The USPS refused to sit down with KSL Investigators and answer questions, but it did offer this statement:
“The Postal Service is pleased by the progress made at Friday’s meeting with City of Salt Lake officials and wants to thank the City for actively participating in identifying solutions to ensure our customers’ mail is delivered promptly and safely.”
But the safety issue is still an issue. KSL Investigators watched as one mail carrier spent nearly half an hour parked on the sidewalk, directly in front of a fire hydrant.
“Did you write him up?” asked Headrick.
“I can’t really talk about it, Mike,” was the response from a parking enforcement officer.
The mail carrier did get a warning from the enforcement officer, but that piece of paper did very little to curb his questionable parking. Next stop, just around the corner, he parked in the middle of a bus zone. KSL Investigators then witnessed him driving about 20 yards, where he spent the next 15 minutes double parked, in a bike lane, unloading and delivering the mail while cyclists swerved around him.

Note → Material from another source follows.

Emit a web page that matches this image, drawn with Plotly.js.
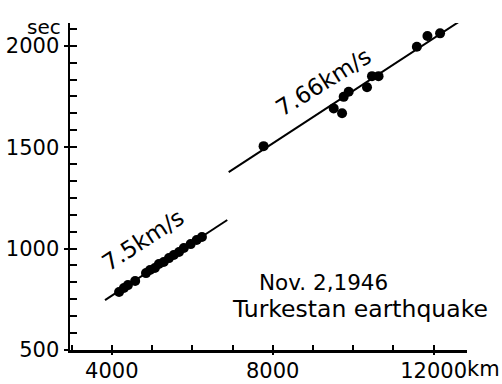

Salt Lake City officials say safety, not money, has been their primary concern from the beginning. But now it appears the progress that came out of that closed-door meeting is benefiting postal workers. They’re still parking illegally, they’re still not paying old fines, and now instead of getting smacked with citations they’re simply driving off with a warning.
Both sides say they’ll continue to communicate to try and resolve the issue.